Are scientists attempting to justify the wave theory of light and Maxwell's theory?

 Yes, scientists have been working for centuries to develop and justify the wave theory of light, and Maxwell's theory plays a crucial role in this process. The wave theory of light posits that light behaves as a wave, rather than a particle. This concept was first introduced by Christiaan Huygens in the 17th century and was later refined by Thomas Young’s double-slit experiment in 1801, which demonstrated interference patterns that are characteristic of waves.

In the 19th century, James Clerk Maxwell’s work further justified the wave nature of light. Maxwell developed a set of equations (Maxwell's equations) that describe how electric and magnetic fields propagate through space in the form of electromagnetic waves. These equations predicted that light was an electromagnetic wave, meaning that it consists of oscillating electric and magnetic fields that travel through space at the speed of light. Maxwell's equations successfully explained the nature of light and its relationship to other forms of electromagnetic radiation, such as radio waves, X-rays, and microwaves.

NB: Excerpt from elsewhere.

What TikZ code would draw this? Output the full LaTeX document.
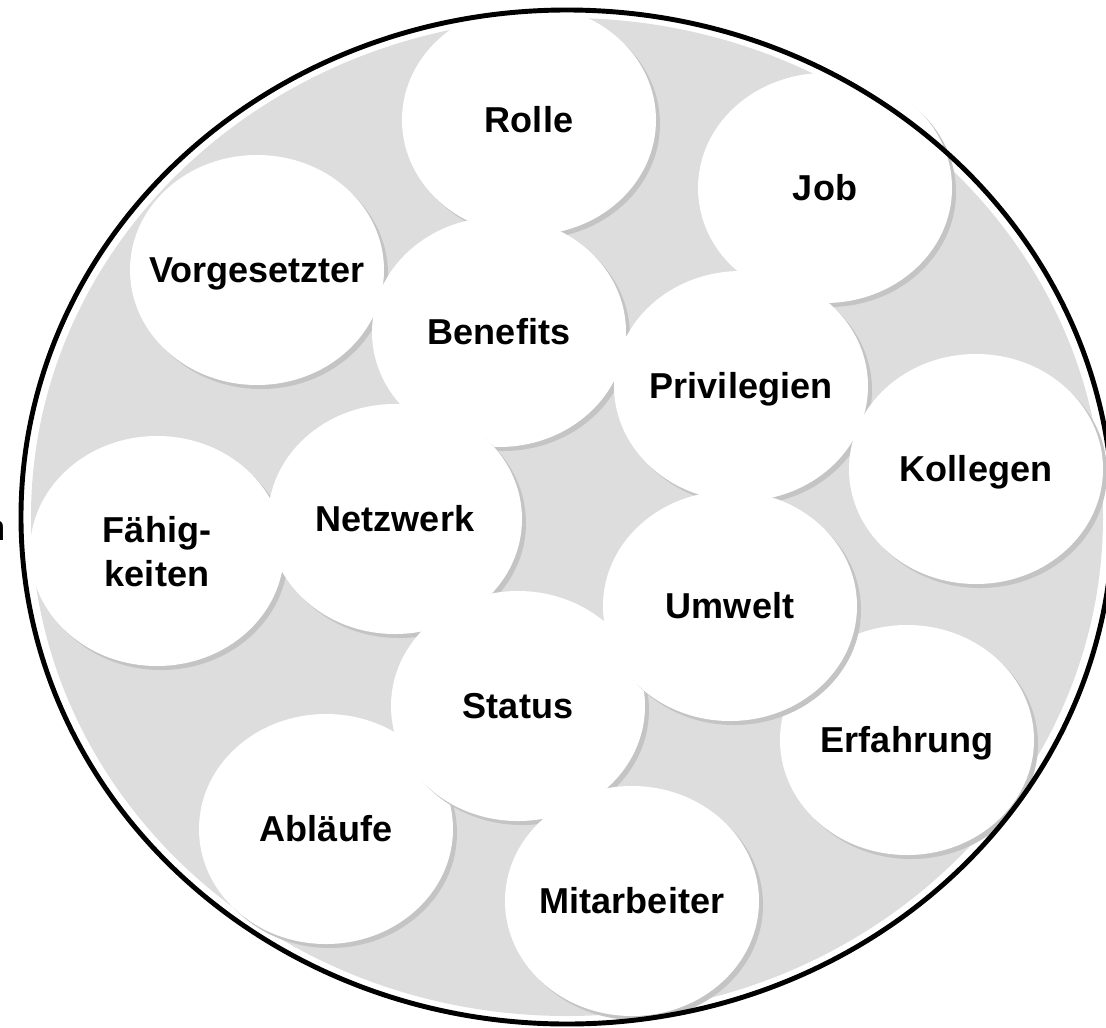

Maxwell’s theory, however, did not negate the possibility of particle-like behavior of light, and the emergence of quantum mechanics in the early 20th century introduced the concept of photons — light particles. Yet, the wave model remained crucial in understanding phenomena like interference, diffraction, and polarization, which cannot be explained by particle theory alone.

Thus, scientists today still justify the wave theory of light in the context of Maxwell’s equations. These equations continue to provide a powerful framework for explaining classical electromagnetic phenomena, including the behavior of light. They are validated by their consistent ability to predict experimental results, such as the speed of light and the transmission of electromagnetic radiation.

However, the complete understanding of light involves the dual nature — both wave-like and particle-like behavior. This was confirmed by Albert Einstein’s work on the photoelectric effect, which showed that light can also behave as a stream of particles under certain conditions. Modern physics embraces this duality through the theory of quantum electrodynamics (QED), which incorporates both the wave and particle aspects of light. Therefore, while Maxwell’s theory justifies the wave nature of light, it is also understood in conjunction with quantum theories to fully describe the behavior of light.